The following is a transcript of a report from “Full Measure with Sharyl Attkisson.” Watch the video by clicking the link at the end of the page.

As America attempts to pull out of its Covid nightmare, public health experts are already embarking upon Lessons Learned exercises. Lawrence Gostin is professor at Georgetown University and Director of the World Health Organization Center on Global Health Law. In his new book, Global Health Security, he sets forth a blueprint for the post-Covid future.

Lawrence Gostin: Basically its thesis is that we have a constant vicious cycle where we bounce between complacency and panic. So every time we have an outbreak, whether it’s, Ebola or polio or Zika, we panic and we throw all of our resources at it. Then when it goes away, we forget about it. And we disinvest in our public health infrastructure and in our health system in research and development, and then it just comes roaring back. And so the question is, have we learned the lesson of COVID. So not since 1918 with the great influenza pandemic, have we experienced anything like this in our lifetimes.
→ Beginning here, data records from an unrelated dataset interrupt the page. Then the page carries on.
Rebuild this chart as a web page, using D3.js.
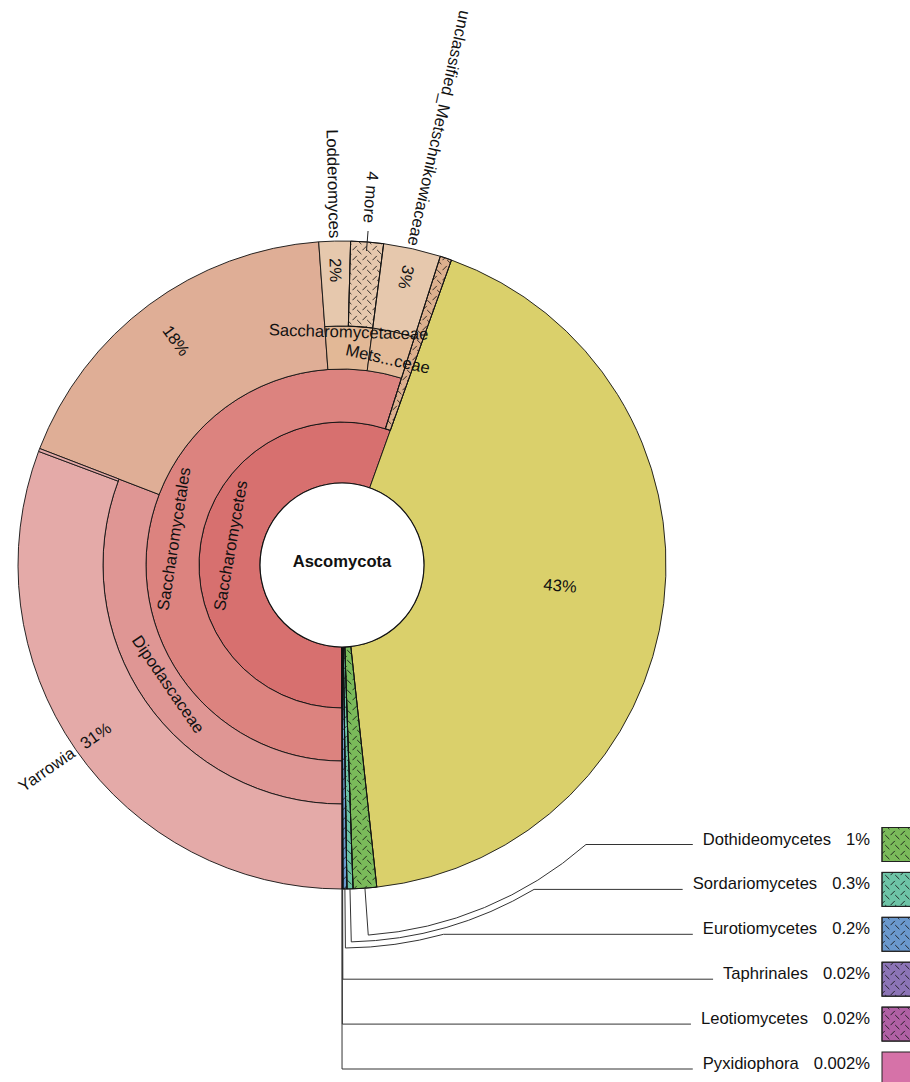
<!DOCTYPE html>
<html><head><meta charset="utf-8">
<script src="https://cdn.jsdelivr.net/npm/d3@7"></script>
<style>
body{margin:0;background:#fff}
svg{display:block}
text{font-family:"Liberation Sans",Arial,Helvetica,sans-serif;fill:#111;}
</style>
</head><body>
<svg id="c" width="910" height="1082"></svg>
<script>
// ---- data (percent of reads) ----
const nodeIds = ["Ascomycota","Saccharomycetes","Saccharomycetales","Dipodascaceae","Yarrowia","Dipodascaceae:other",
  "Saccharomycetales:unnamed","Saccharomycetaceae","Lodderomyces","4 more","Metschnikowiaceae",
  "unclassified_Metschnikowiaceae","Saccharomycetes:more","Ascomycota:unnamed","Dothideomycetes",
  "Sordariomycetes","Eurotiomycetes","Taphrinales","Leotiomycetes","Pyxidiophora"];
const nodeParents = ["","Ascomycota","Saccharomycetes","Saccharomycetales","Dipodascaceae","Dipodascaceae",
  "Saccharomycetales","Saccharomycetales","Saccharomycetaceae","Saccharomycetaceae","Saccharomycetales",
  "Metschnikowiaceae","Saccharomycetes","Ascomycota","Ascomycota",
  "Ascomycota","Ascomycota","Ascomycota","Ascomycota","Ascomycota"];
const nodeValues = [0,0,0,0,30.7,0.15,
  18.0,0,1.57,1.63,0,
  2.85,0.58,42.8,1.17,
  0.3,0.2,0.02,0.02,0.002];
const nodeColors = ["#ffffff","#d7706f","#dc837f","#df9694","#e4aaa8","#e4aaa8",
  "#dfae96","#e2b896","#e6c8ad","#e6c8ad","#e3bb99",
  "#e6c8ad","#dcb08e","#dad06b","#7aba5a",
  "#6dc4a6","#6a98cd","#8c74b6","#b060a4","#d672a8"];
const hatchedIds = ["4 more","Saccharomycetes:more","Dothideomycetes","Sordariomycetes","Eurotiomycetes","Taphrinales","Leotiomycetes"];
const calloutIds = ["Dothideomycetes","Sordariomycetes","Eurotiomycetes","Taphrinales","Leotiomycetes","Pyxidiophora"];
const outsideNameIds = ["Yarrowia","Lodderomyces","unclassified_Metschnikowiaceae"];
const innerLabelIds = ["Saccharomycetes","Saccharomycetales","Dipodascaceae","Saccharomycetaceae","Metschnikowiaceae"];

// ---- layout ----
const FS = 16.6;
const cx = 342, cy = 565;
const ringR = [0, 82, 143, 196, 239, 324];
const R = ringR[5];
const svg = d3.select("#c");
const defs = svg.append("defs");
const pat = defs.append("pattern").attr("id","hatch").attr("patternUnits","userSpaceOnUse")
  .attr("width",10).attr("height",10);
pat.append("path").attr("d","M0.5,5.2L4.8,0.9M5.2,5.0L9.4,9.2")
  .attr("stroke","#111").attr("stroke-width",1).attr("fill","none").attr("stroke-opacity",0.85);

const table = nodeIds.map((id,i)=>({id, parent: nodeParents[i] || null, value: nodeValues[i], color: nodeColors[i]}));
const root = d3.stratify().id(d=>d.id).parentId(d=>d.parent)(table);
root.sum(d=>d.value);
d3.partition().size([1,1])(root);
const total = root.value;
const ang = d3.scaleLinear().domain([0,1]).range([Math.PI, 3*Math.PI]);
const deg = r => r*180/Math.PI;
const midDeg = d => deg((ang(d.x0)+ang(d.x1))/2);
const pct = d => { const v = d.value/total*100; return (v>=1 ? Math.round(v) : d3.format(".1r")(v)) + "%"; };
const pt = (th, r) => [cx + r*Math.sin(th*Math.PI/180), cy - r*Math.cos(th*Math.PI/180)];
const outerOf = d => d.children ? ringR[d.depth+1] : R;

const arc = d3.arc().startAngle(d=>ang(d.x0)).endAngle(d=>ang(d.x1))
  .innerRadius(d=>ringR[d.depth]).outerRadius(d=>outerOf(d));

const g = svg.append("g").attr("transform",`translate(${cx},${cy})`);
const nodes = root.descendants().filter(d=>d.depth>0);
g.selectAll("path.w").data(nodes).join("path").attr("class","w")
  .attr("d",arc).attr("fill",d=>d.data.color).attr("stroke","#111").attr("stroke-width",0.9);
g.selectAll("path.h").data(nodes.filter(d=>hatchedIds.includes(d.id))).join("path").attr("class","h")
  .attr("d",arc).attr("fill","url(#hatch)").attr("stroke","#111").attr("stroke-width",0.9);
g.append("circle").attr("r",ringR[1]).attr("fill","#fff").attr("stroke","#111").attr("stroke-width",1.2);
svg.append("text").attr("x",cx).attr("y",cy-4).attr("text-anchor","middle").attr("dominant-baseline","central")
  .attr("font-size",FS).attr("font-weight","bold").text(root.id);

const byId = id => root.descendants().find(d=>d.id===id);

// tangential labels of inner wedges
const innerRadius = {"Saccharomycetes":113,"Saccharomycetales":170,"Dipodascaceae":211,"Saccharomycetaceae":233,"Metschnikowiaceae":211};
function tangRot(th){ const n=((th%360)+360)%360; return (n>90&&n<270)? n-180 : (n>=270? n-360 : n); }
innerLabelIds.forEach(id=>{
  const d = byId(id), th = midDeg(d), p = pt(th, innerRadius[id]);
  const txt = id==="Metschnikowiaceae" ? id.slice(0,4)+"..."+id.slice(-4) : id;
  svg.append("text").attr("transform",`translate(${p[0]},${p[1]}) rotate(${tangRot(th)})`)
    .attr("text-anchor","middle").attr("dominant-baseline","central").attr("font-size",FS).text(txt);
});

// radial labels (name outside, percent inside)
outsideNameIds.forEach(id=>{
  const d = byId(id), th = midDeg(d);
  const p1 = pt(th, R+3), p2 = pt(th, 283);
  svg.append("text").attr("transform",`translate(${p1[0]},${p1[1]}) rotate(${th+90})`)
    .attr("text-anchor","end").attr("dominant-baseline","central").attr("font-size",FS).text(id);
  svg.append("text").attr("transform",`translate(${p2[0]},${p2[1]}) rotate(${th+90})`)
    .attr("text-anchor","end").attr("dominant-baseline","central").attr("font-size",FS).text(pct(d));
});
// "4 more" label with tick
{
  const d = byId("4 more"), th = midDeg(d);
  const a = pt(th,315), b = pt(th,335), p = pt(th,343);
  svg.append("line").attr("x1",a[0]).attr("y1",a[1]).attr("x2",b[0]).attr("y2",b[1]).attr("stroke","#222").attr("stroke-width",1);
  svg.append("text").attr("transform",`translate(${p[0]},${p[1]}) rotate(${th+90})`)
    .attr("text-anchor","end").attr("dominant-baseline","central").attr("font-size",FS).text(d.id);
}
// unnamed wedges: percent only
{
  const d = byId("Saccharomycetales:unnamed"), th = midDeg(d), p = pt(th,279);
  svg.append("text").attr("transform",`translate(${p[0]},${p[1]}) rotate(${th+90-360})`)
    .attr("text-anchor","middle").attr("dominant-baseline","central").attr("font-size",FS).text(pct(d));
  const e = byId("Ascomycota:unnamed"), te = midDeg(e), q = pt(te-1.3,219);
  svg.append("text").attr("transform",`translate(${q[0]},${q[1]}) rotate(${te-92})`)
    .attr("text-anchor","middle").attr("dominant-baseline","central").attr("font-size",FS).text(pct(e));
}

// callouts + legend
const legY0 = 844.5, legStep = 44.9;
calloutIds.forEach((id,k)=>{
  const d = byId(id), th = midDeg(d) - 360;
  const ly = legY0 + k*legStep;
  const t = svg.append("text").attr("x",870).attr("y",ly).attr("text-anchor","end").attr("font-size",FS);
  t.append("tspan").text(id);
  t.append("tspan").attr("dx",15).text(pct(d));
  const bb = t.node().getBBox();
  const xEnd = bb.x - 10;
  const rk = 371 + 6*k;
  const p0 = pt(th, R);
  let path;
  if (ly - cy <= rk) {
    const p1 = pt(th, rk);
    const thE = deg(Math.acos((cy-ly)/rk));
    const p2 = pt(thE, rk);
    path = `M${p0[0]},${p0[1]}L${p1[0]},${p1[1]}A${rk},${rk} 0 0 0 ${p2[0]},${p2[1]}L${xEnd},${ly}`;
  } else {
    const rr = (ly-cy)/(-Math.cos(th*Math.PI/180));
    const p1 = pt(th, rr);
    path = `M${p0[0]},${p0[1]}L${p1[0]},${p1[1]}L${xEnd},${ly}`;
  }
  svg.append("path").attr("d",path).attr("fill","none").attr("stroke","#333").attr("stroke-width",1);
  svg.append("rect").attr("x",882).attr("y",ly-17).attr("width",40).attr("height",34)
    .attr("fill",d.data.color).attr("stroke","#222").attr("stroke-width",1);
  if (hatchedIds.includes(id))
    svg.append("rect").attr("x",882).attr("y",ly-17).attr("width",40).attr("height",34)
      .attr("fill","url(#hatch)").attr("stroke","#222").attr("stroke-width",1);
});
</script>
</body></html>
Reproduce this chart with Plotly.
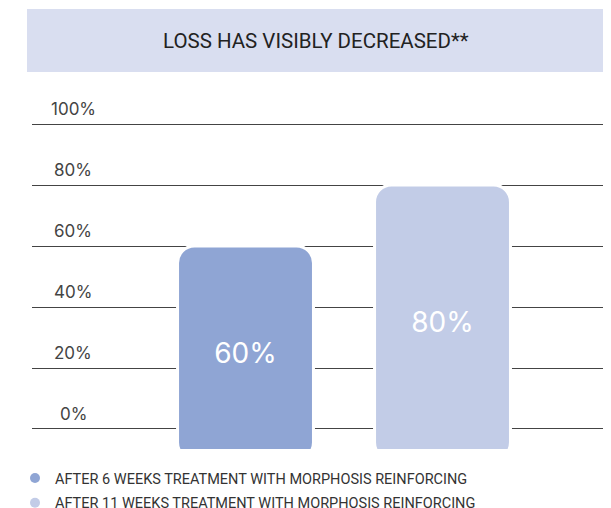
import plotly.graph_objects as go

title_text = "LOSS HAS VISIBLY DECREASED**"
categories = ["6 weeks", "11 weeks"]
series_names = [
    "AFTER 6 WEEKS TREATMENT WITH MORPHOSIS REINFORCING",
    "AFTER 11 WEEKS TREATMENT WITH MORPHOSIS REINFORCING",
]
values = [60, 80]
value_labels = ["60%", "80%"]
tick_values = [0, 20, 40, 60, 80, 100]
tick_labels = ["0%", "20%", "40%", "60%", "80%", "100%"]
colors = ["#8fa5d4", "#c2cce7"]

W, H = 611, 508
ML, MR, MT, MB = 24, 0, 72, 67
YMIN = -6.56
YMAX = 114.43
BASE = -10
pw = W - ML - MR
ph = H - MT - MB

fig = go.Figure()
for cat, name, v, lab, col in zip(categories, series_names, values, value_labels, colors):
    fig.add_trace(go.Bar(
        x=[cat], y=[v - BASE], base=BASE, width=0.69,
        marker=dict(color=col, line=dict(color="white", width=3), cornerradius=17),
        text=[lab], textposition="inside", insidetextanchor="middle", textangle=0,
        textfont=dict(family="Inter", size=28, color="white"),
        showlegend=False, hoverinfo="skip", cliponaxis=True,
    ))
for i, (name, col) in enumerate(zip(series_names, colors)):
    fig.add_trace(go.Scatter(
        x=[None], y=[None], mode="markers", name=name, legendgroup=f"g{i}",
        marker=dict(symbol="circle", size=10, color=col),
    ))

annotations = []
for tv, tl in zip(tick_values, tick_labels):
    annotations.append(dict(
        x=(65 - ML) / pw, xref="paper", y=tv, yref="y",
        text=tl, showarrow=False, xanchor="center", yanchor="middle", yshift=15,
        font=dict(family="Inter", size=17, color="#444"),
    ))
annotations.append(dict(
    x=(308 - ML) / pw, xref="paper", y=(H - MB - 33) / ph, yref="paper",
    text=title_text, showarrow=False, xanchor="center", yanchor="middle",
    font=dict(family="Roboto", size=20.5, color="#222"),
))

fig.update_layout(
    width=W, height=H,
    margin=dict(l=ML, r=MR, t=MT, b=MB, pad=0, autoexpand=False),
    paper_bgcolor="white", plot_bgcolor="white",
    barmode="overlay",
    xaxis=dict(type="category", categoryorder="array", categoryarray=categories,
               range=[-1.0838, -1.0838 + pw / 197], showticklabels=False, showgrid=False,
               zeroline=False, showline=False, ticks=""),
    yaxis=dict(range=[YMIN, YMAX], tickvals=tick_values, showticklabels=False,
               showgrid=True, gridcolor="#444", gridwidth=1, zeroline=False,
               showline=False, ticks=""),
    shapes=[dict(type="rect", xref="paper", yref="paper",
                 x0=(19 - ML) / pw, x1=1.0,
                 y0=(H - MB - 64) / ph, y1=(H - MB - 1) / ph,
                 fillcolor="#d9def0", line=dict(width=0), layer="below")],
    annotations=annotations,
    legend=dict(xref="container", yref="container", x=7 / W, y=1 - 454 / H,
                xanchor="left", yanchor="top", tracegroupgap=3,
                font=dict(family="Roboto", size=14.5, color="#333"),
                bgcolor="rgba(0,0,0,0)"),
    hovermode=False,
)
fig.write_html("out.html")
Will we learn the lesson? Will we actually trust in science and regain our trust in public health agencies? 

Sharyl: A lot of the issues you talk about, seem to me, related in part to implementation because taxpayers, if you’ve been around long enough as I have, billions and billions of dollars have gone toward ongoing preparedness, so that when an emergency happens, we’re not running around with our hair on fire, as we seem to do. How do you solve that problem? 

Gostin: We just had a solemn understanding of the 20th anniversary of 9/11, but from a public health point of view, there’s a much more important anniversary, which is October 5th, which is the first diagnosed case of anthrax, and anthrax attack in the United States. We invested a lot in public health then, but then we hollowed it out, we disinvested. We did the same thing when influenza H1N1 came, and then we disinvested. And it turns out, that we didn’t invest in our public health systems the way we thought we had, and that we actually hollowed them out. So, we have a lot of catching up to do.

Sharyl: In 10 years from now, if you were to look back at the period between COVID and what happened since, what would you like to see?

Gostin : I would like to see us really invest in public health and safety.

Sharyl: Just putting more money into-

Gostin: I would put more money into it, more training into it, more awareness into it. I would have our public health communication in ways that are so much better than we’ve seen now, with all of the chaos that we’ve seen from the CDC and the World Health Organization and state and local health departments. And politicizing science in ways that I could never have dreamed of in all of my life. We want to trust in our scientists. We need the medicines and the vaccines that help us stay safe and secure. And we want to be a healthy, robust society where our kids go to school and we go to work and we’re happy and prosperous. That can never happen, unless we actually protect ourselves against Mother Nature. Because what we found out, is that when Mother Nature gets serious, she’s a formidable force. We’ve seen it with climate and now we’ve seen it with pathogens. 

Sharyl (on-camera): Gostin says the World Health Organization’s biggest flaw during Covid-19 might have been its failure or inability to independently verify China’s reporting about the virus.